Greenacres resident won’t have to build road for subdivisions
Greenacres neighbors who rallied around a senior resident who felt the city was unfairly obligating her to build a road through her undeveloped land claimed a victory at City Hall Tuesday night.
Citing a lack of public notice about changes to road plans, the City Council voted to overturn part of a hearing examiner decision that would have connected two small subdivisions via a public road that eventually would be built through Jan Austin’s land.
At issue is the approval of the Valley Coach Estates subdivision, which had changed its street layout at the request of the city planning department so that a small portion of Maxwell Avenue could eventually connect to a stretch of Maxwell in a subdivision to the west.
That project, called Flora Estates, was changed at the direction of city planners to make the road public and change its name to Maxwell.
Austin’s land is between them. If and when it is developed, the builder would have been obligated to build Maxwell through the middle of it.
“It places a cloud over the property,” neighborhood activist Mary Pollard argued at an earlier meeting.
Hearing Examiner Mike Dempsey approved Valley Coach Estates based on layout changes recommended by city staff.

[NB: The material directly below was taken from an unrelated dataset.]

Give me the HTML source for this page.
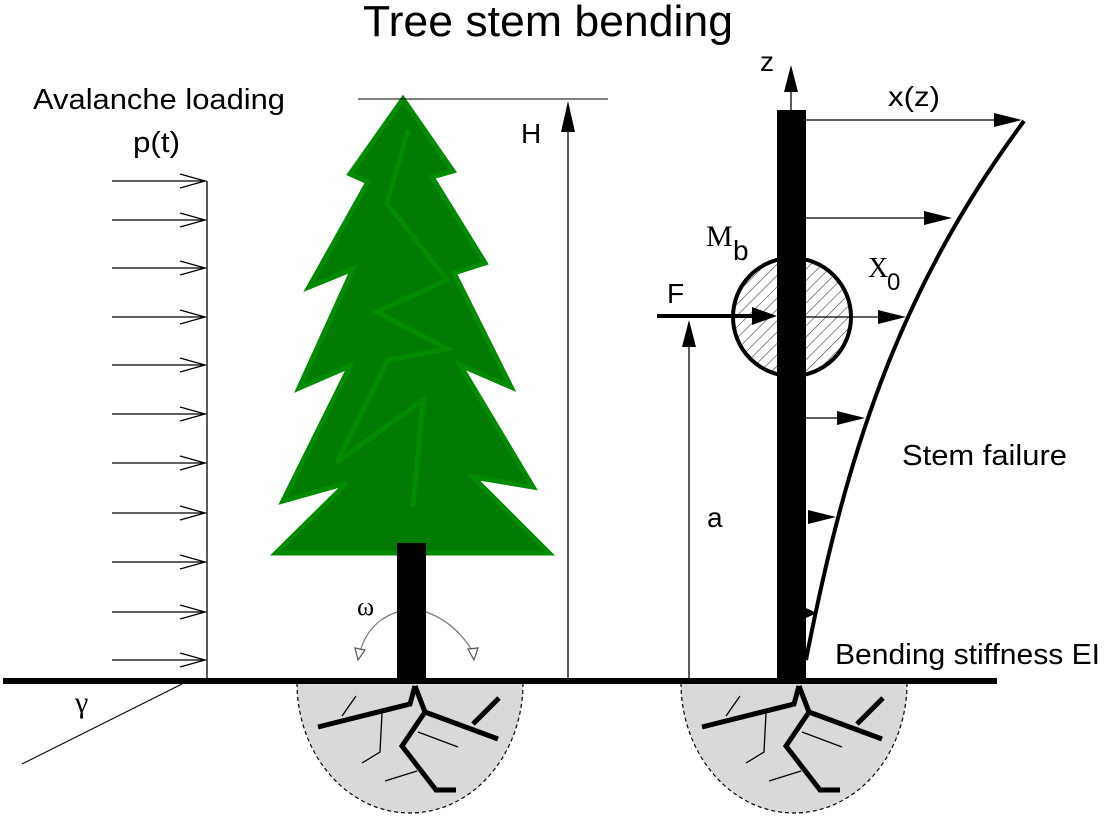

Austin appealed, arguing, among other things, that neighboring property owners didn’t have enough chance to review changes to the road plans before the project went to the hearing examiner.
“No substantial changes can be made without a public hearing,” Pollard said.
She contended that the information about Maxwell becoming a through street wasn’t available to the public until shortly before the hearing and after signs were posted on the property showing the old layout.
Although it wasn’t part of the appeal, Pollard also argues the city illegally changed the streets in Flora Estates after the public process required to approve the final design of the project.
One of the developers of the project also testified in support of Austin’s appeal, saying that street connectivity is good, but the resulting through street would cause traffic problems because of its proximity to Mission.
As for the rest of the subdivision, no one voice opposition to the Valley Coach project itself, including the council.
“It just seems to me that adequate notice was not given” concerning the road, said Councilman Bill Gothmann.
Others on the council said they were sympathetic to the neighbors’ concerns, but questioned each other and their lawyer about whether the hearing examiner had acted improperly and whether the council had the authority to change the road.
Ultimately, they voted to uphold the hearing examiner’s decision with the exception of the small portion road that would extend Maxwell.
“That, in essence would make Maxwell dead-end road,” said Mayor Diana Wilhite.
The four council members present voted for the measure. Councilmen Steve Taylor and Gary Schimmels were absent, and councilman Rich Munson abstained because he was not present at an earlier part of the hearing.